China's scrap import policy — and its resulting domino effect in Malaysia, Vietnam and other Southeast Asian countries — has "resulted in significant challenges for the solid waste and recycling industry," the report observes. Confronted with strict contamination limits and foreign import bans, California MRFs have been forced to stockpile materials while waiting out market fluctuations.
Pasadena hasn't been immune to these shifts. The city closed all five of its beverage container redemption centers in the face of dipping commodity prices, which — coupled with increases in minimum wage and other federal mandates — made it difficult to pay employees the prevailing wage and benefits.
Furthermore, the report notes that smartphones and tablets have "drastically" reduced the amount of high-value content (i.e., newspapers, magazines, catalogs and junk mail) in the recycling stream. Product packaging has been reengineered to use less material, and plastic content in PET bottles has been halved.
"Since all of our performance metrics are weight based we must now do twice the work to achieve the same diversion," the report reads. This transition to sustainable packaging, it asserts, has increased processing costs and reduced the value of the recycling stream.
Public Works recommends that Pasadena contract with American Reclamation — the successful qualified low bid — in order to better manage costs and set recycling process standards for the residential curbside stream. The contract, extended to a full five-year term, is valued at approximately $1.63 million.
In addition to recycling concerns, the update also highlights organic waste — which, at 40,000 tons per year, forms the largest component of the city's waste stream. According to Public Works, Pasadena's pilot food waste recycling program — implemented at city-managed facilities that generate "significant" food waste — has recycled 3,000 lbs. over the past nine months. The department plans to continue the service, with a goal of expanding to other city facilities in 2020.
Further strategies for residential and commercial organics collection are planned in future years. The city did not respond to a request for comment prior to publication on the residential versus commercial breakdown of its overall landfill waste.

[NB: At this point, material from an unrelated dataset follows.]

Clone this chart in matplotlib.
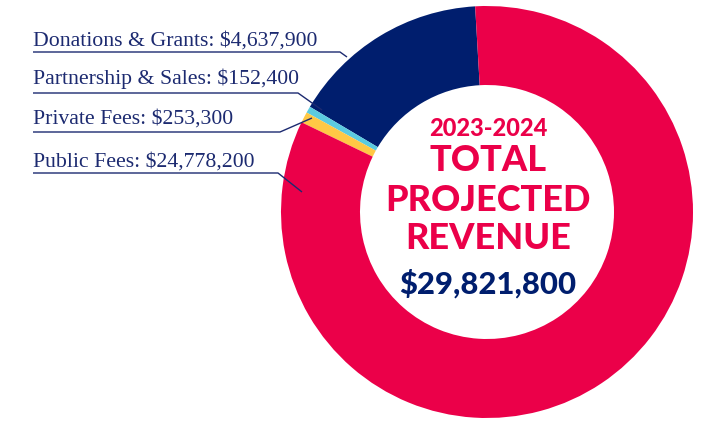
import matplotlib.pyplot as plt

# revenue sources, counter-clockwise from the top
sources = ['Donations & Grants', 'Partnership & Sales', 'Private Fees', 'Public Fees']
amounts = [4637900, 152400, 253300, 24778200]
colors = ['#001E6E', '#5BCBE0', '#FFC845', '#EB0049']
total = 29821800
year = '2023-2024'

W, H = 702, 423
navy = '#1C2A70'
red = '#EB0049'

fig = plt.figure(figsize=(W / 100, H / 100), dpi=100)
ax = fig.add_axes([0, 0, 1, 1])

cx, cy, r = 487, H - 212, 206
ax.pie(amounts, colors=colors, startangle=93.3, counterclock=True,
       center=(cx, cy), radius=r, frame=True,
       wedgeprops=dict(width=79, linewidth=0))
ax.set_xlim(0, W)
ax.set_ylim(0, H)
ax.set_aspect('equal')
ax.axis('off')

# labels with leader lines (pixel positions, y from top)
label_y = [46, 84, 124, 167]
line_y = [52, 93, 132, 173]
knee_x = [340, 298, 280, 278]
ends = [(347, 57), (322, 110), (312, 118), (302, 192)]
for name, amt, ty, ly, kx, (ex, ey) in zip(sources, amounts, label_y, line_y, knee_x, ends):
    ax.text(33, H - ty, f'{name}: ${amt:,}', family='Liberation Serif', fontsize=15.7,
            color=navy, ha='left', va='baseline')
    ax.plot([33, kx, ex], [H - ly, H - ly, H - ey], color=navy, lw=1.0,
            solid_capstyle='butt')

# centre text
ax.text(cx + 1, H - 128, year, family='Lato', weight='black', fontsize=17,
        color=red, ha='center', va='center')
for t, y in zip(['TOTAL', 'PROJECTED', 'REVENUE'], [160, 200, 238]):
    ax.text(cx + 1, H - y, t, family='Lato', weight='black', fontsize=26,
            color=red, ha='center', va='center')
ax.text(cx + 1, H - 284, f'${total:,}', family='Lato', weight='black', fontsize=22.3,
        color='#001E6E', ha='center', va='center')

fig.savefig('out.png', dpi=100)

Pasadena's "zero waste" growing pains echo difficulties encountered by other cities — San Francisco's ambitious pledge to achieve "zero waste" by 2020, for instance, was revised to a somewhat less lofty target in August 2018. Los Angeles, on the other hand, has taken the opposite track: the city recently doubled down on its 2013 goal to reach 90% landfill diversion by 2025, adding a new goal to achieve 100% by 2050.